Важнейшей особенностью усадеб Троицкого раскопа оказалось обилие в них берестяных грамот древнейшего периода – XI, XII и первой трети XIII столетия. Почему это столь важно? Да потому, что от указанного времени до наших дней дошло лишь три (!) листка рукописей, содержание которых касается гражданской истории! Всего три. А на Троицком раскопе из 346 найденных к сегодняшнему дню берестяных грамот около 280 относятся к древнейшему периоду (всего в Новгороде на разных раскопах найдено свыше 400 берестяных документов XI – первой трети XIII столетия). Вот такой замечательный раскоп, и значение его в истории этого времени, конечно, колоссально.
Полевой сезон 1998 года в Новгороде оказался одним из самых удачных. Работы велись на двух участках. На Троицком XI раскопе (его площадь не превышала 320 квадратных метров, работы возглавлял Петр Гайдуков) исследовались древнейшие слои XI и X веков, и главной задачей было установить точное время первоначального заселения. Сразу скажу, что задача была решена неожиданно. В самом нижнем слое культурных напластований был обнаружен небольшой монетный клад, спрятанный в земле кем-то из первопоселенцев, всего тринадцать арабских дирхемов, чеканенных при первых эмирах Саманилской династии в Шаше (Ташкенте), но он обладал необычайной хронологической чистотой: самая ранняя его монета чеканена в 907 году, а самые поздние – около 930 года.
Берестяная грамота, найденная в прошлом году
На громадном Троицком XII раскопе, площадь которого превышает 1000 квадратных метров (руководитель Александр Сорокин), работы велись в диапазоне тридцатых – семидесятых годов XII века. Это чрезвычайно важный периоде истории новгородской государственности – может быть, важнейший. В 1136 году произошло знаменитое антикняжеское восстание новгородцев, окончательно утвердившее боярский вечевой строй. В результате новгородский князь перестал быть монархом, он превратился пусть в достаточно важного, но все же чиновника боярского республиканского государства. Сфера его деятельности была ограничена участием в «сместном» (совместном) суде князя и посадника, где князь хотя и был главной фигурой, но все же не имел права «кончать суд без посадника», то есть без санкции выборного главы новгородского боярства. Первые десятилетия после восстания 1136 года стали периодом укрепления боярских завоеваний. Поэтому вдвойне интересным представлялся нам полевой сезон прошлого года, когда в начале июня экспедиция возобновила работы на Троицком XII раскопе.
Объектом исследования здесь была усадьба «Е», к которой мы подбирались давно.
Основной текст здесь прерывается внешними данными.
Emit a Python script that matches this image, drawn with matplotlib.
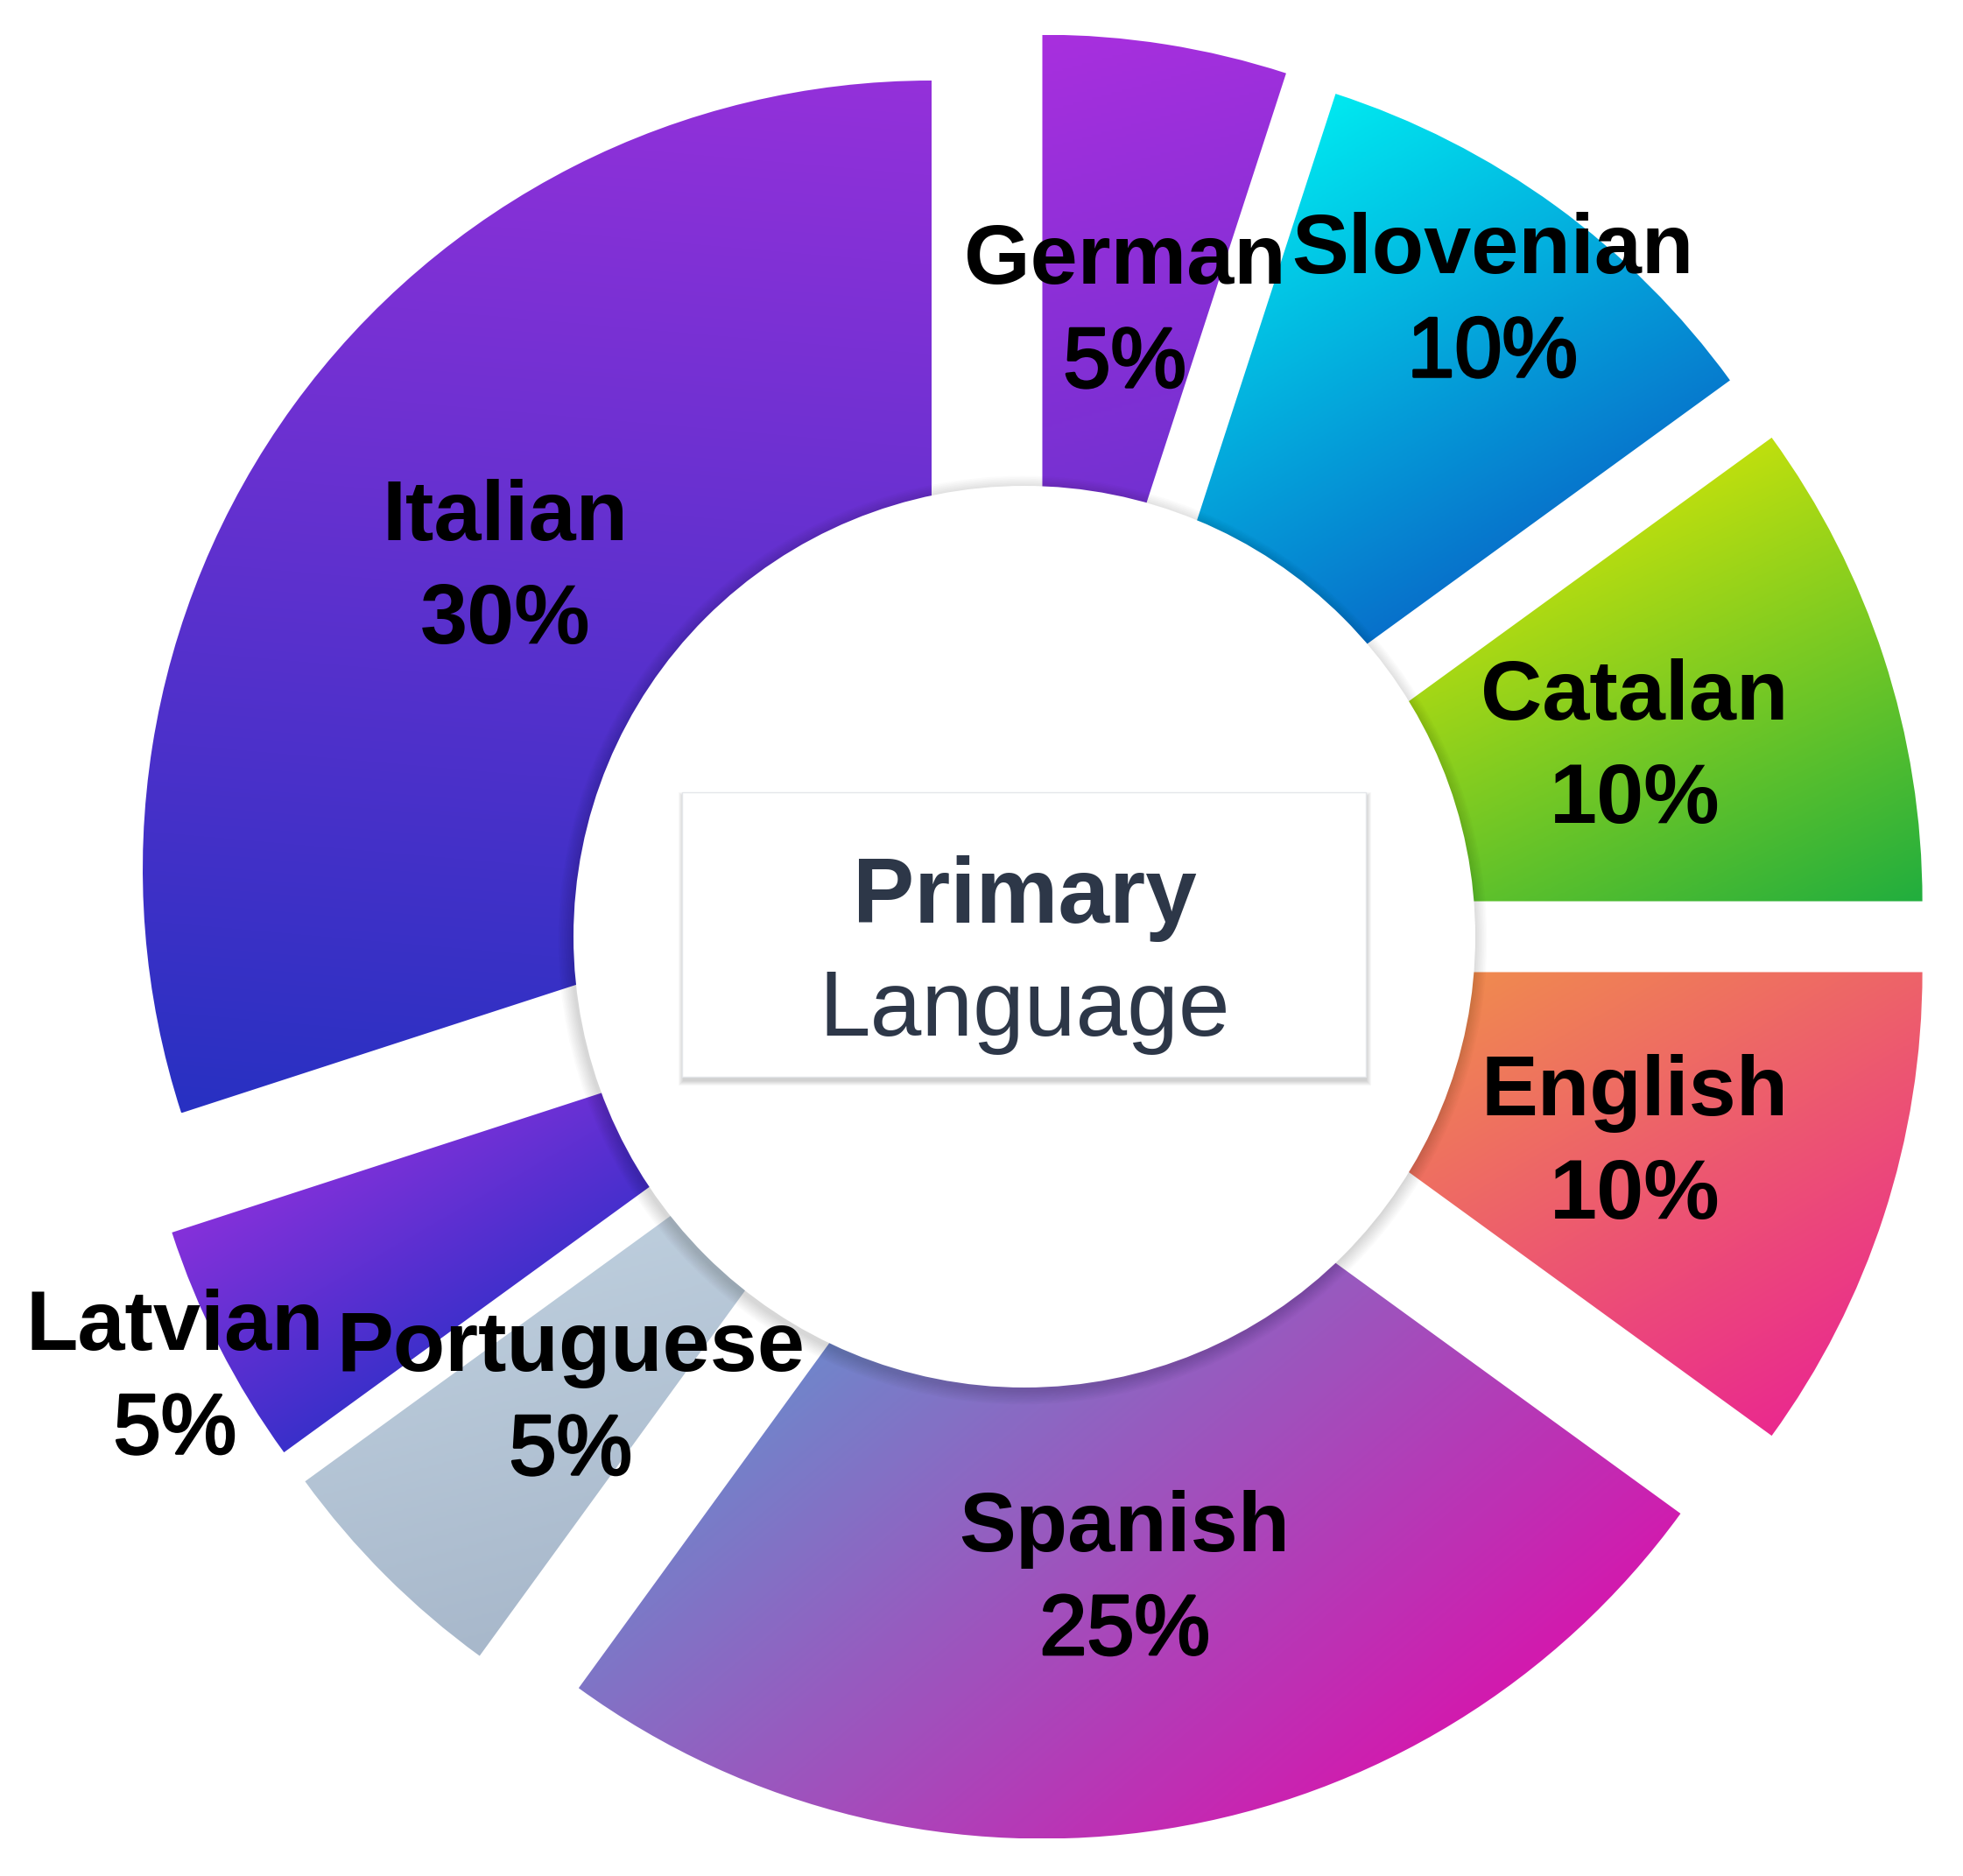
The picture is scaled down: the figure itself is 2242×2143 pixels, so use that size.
import numpy as np
import matplotlib
matplotlib.use("Agg")
import matplotlib.pyplot as plt
import matplotlib.patheffects as pe
from matplotlib.colors import LinearSegmentedColormap
from matplotlib.patches import Circle, Rectangle

# slices, clockwise from 12 o'clock
languages = ["German", "Slovenian", "Catalan", "English",
             "Spanish", "Portuguese", "Latvian", "Italian"]
shares = [5, 10, 10, 10, 25, 5, 5, 30]

# gradient end colours for every slice (start -> end)
top_colors = ["#a82fde", "#00e8f0", "#bedf0e", "#f2a83c",
              "#6592ce", "#c3d4e2", "#8531da", "#9431da"]
bottom_colors = ["#5331c9", "#0868c8", "#22ae3e", "#ea2a8e",
                 "#d21aae", "#a8b8cb", "#3a2fca", "#2830c2"]
# gradient direction, degrees away from straight down (towards the right)
grad_angle = [15, 30, 25, 30, 40, 15, 30, -5]

# where the label sits along the slice bisector (fraction of radius)
label_dist = [0.668, 0.864, 0.668, 0.668, 0.668, 0.668, 1.063, 0.668]
# the percentages of some slices are drawn heavier than others
pct_heavy = [False, False, True, True, False, False, False, True]

center_title = "Primary"
center_sub = "Language"

R = 901          # outer radius (pixels)
EXPLODE = 131    # pull-out of every slice
R_HOLE = 515     # white centre disc

plt.rcParams['font.family'] = ['Liberation Sans', 'DejaVu Sans']

fig = plt.figure(figsize=(22.42, 21.43), dpi=100)
ax = fig.add_axes([0, 0, 1, 1])

wedges, _ = ax.pie(shares, radius=R, startangle=90, counterclock=False,
                   explode=[EXPLODE] * len(shares),
                   wedgeprops=dict(linewidth=0))

# gradient fill: an image clipped by each wedge
for w, c0, c1, ang in zip(wedges, top_colors, bottom_colors, grad_angle):
    w.set_facecolor("none")
    bb = w.get_path().get_extents()
    xs = np.linspace(bb.x0, bb.x1, 300)
    ys = np.linspace(bb.y0, bb.y1, 300)
    X, Y = np.meshgrid(xs, ys)
    a = np.deg2rad(ang)
    proj = X * np.sin(a) - Y * np.cos(a)
    # normalise over the part of the box the wedge covers
    inside = w.get_path().contains_points(np.c_[X.ravel(), Y.ravel()]).reshape(X.shape)
    lo, hi = proj[inside].min(), proj[inside].max()
    grad = np.clip((proj - lo) / (hi - lo), 0, 1)
    cmap = LinearSegmentedColormap.from_list("g", [c0, c1])
    im = ax.imshow(grad, cmap=cmap, origin="lower", aspect="auto",
                   extent=[bb.x0, bb.x1, bb.y0, bb.y1],
                   interpolation="bilinear", zorder=1)
    im.set_clip_path(w)

# soft shadow + white disc in the middle
for k in range(10):
    ax.add_patch(Circle((-2, -4), R_HOLE + 1 + k * 1.6, color="black",
                        alpha=0.016, lw=0, zorder=2))
ax.add_patch(Circle((0, 0), R_HOLE, color="white", lw=0, zorder=3))

# centre card
bx, by, bw, bh = -391, -160, 781, 325
for k in range(6):
    ax.add_patch(Rectangle((bx - k + 1, by - 5 - k), bw + 2 * k, bh + 2 * k,
                           color="black", alpha=0.03, lw=0, zorder=4))
ax.add_patch(Rectangle((bx, by), bw, bh, facecolor="white",
                       edgecolor="#e4e6ea", lw=1, zorder=5))
ax.text(0, 16, center_title, ha="center", va="baseline", fontsize=76,
        fontweight="bold", color="#2d3748", zorder=6)
ax.text(0, -113, center_sub, ha="center", va="baseline", fontsize=76,
        color="#2d3748", zorder=6)

# slice labels
medium = [pe.withStroke(linewidth=2.2, foreground="black")]
for w, name, share, ld, heavy in zip(wedges, languages, shares, label_dist, pct_heavy):
    th = np.deg2rad((w.theta1 + w.theta2) / 2)
    lx = w.center[0] + ld * R * np.cos(th)
    ly = w.center[1] + ld * R * np.sin(th)
    ax.text(lx, ly + 22, name, ha="center", va="baseline", fontsize=70,
            fontweight="bold", color="black", zorder=7)
    if heavy:
        ax.text(lx, ly - 96, f"{share}%", ha="center", va="baseline", fontsize=70,
                fontweight="bold", color="black", zorder=7)
    else:
        ax.text(lx, ly - 96, f"{share}%", ha="center", va="baseline", fontsize=70,
                color="black", path_effects=medium, zorder=7)

ax.set_xlim(-1170, 1072)
ax.set_ylim(-1073, 1070)
ax.set_aspect("equal")
ax.axis("off")

fig.savefig("out.png", dpi=100)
Небольшой участок в восточной части этой усадьбы был вскрыт еще в 1979 и 1981 годах, еше один в западной – в 1985 году. Основная же ее часть долгое время оставалась для нас недоступной – над ней находился ветхий двухэтажный дом. снесенный, наконец, три года тому назад. Впрочем, до раскопок этой основной части мы предполагали, что раскопанные в прежние годы участки принадлежали разным усадьбам – так заметно они отстояли один от другого. Но оказалось, что это была одна усадьба «Е», и была она поистине громадной, примерно в 1400 квадратных метров, тогда как соседние с ней владения раза в три меньше.
Кому же она принадлежала в середине XII века? Следует заметить, что основной источник наших знаний о новгородском прошлом – это летопись, но самый ранний список относится к концу XIII века, и знает она имена только самых выдающихся исторических деятелей. В поисках конкретных владельцев и жителей помощь мы можем ожидать только от берестяных грамот. И помощь эта чаще всего приходит. В берестяных грамотах Троицкого раскопа второй и третьей четвертей XII века зафиксировано уже почти двести имен разных лиц, живших в пределах его усадеб или тесно связанных с ними. А выяснить, кто именно жил на конкретной усадьбе, можно тогда, когда на ней бывает найдено несколько адресованных одному и тому же человеку или семье берестяных писем.
Еще летом 1997 года на усадьбе «Е» был найден обрывок берестяной грамоты (№ 793), в котором в контексте чисто хозяйственного распоряжения упоминался «Илька Полюжь староста», то есть староста (управляющий вотчиной) некоего Полюда. Последнее имя весьма примечательно: оно упомянуто в новгородской летописи под 1197 годом в следующем рассказе: «В то же лето поставила монастырь святой Евфимии в Плотниках Полюжая Городишиница Жирошкина дочь». Монастырь святой Евфимии был расположен на другом берегу Волхова, и, казалось бы, вдова Полюда Городшинича никакого отношения к Полюду грамоты № 793 иметь не могла.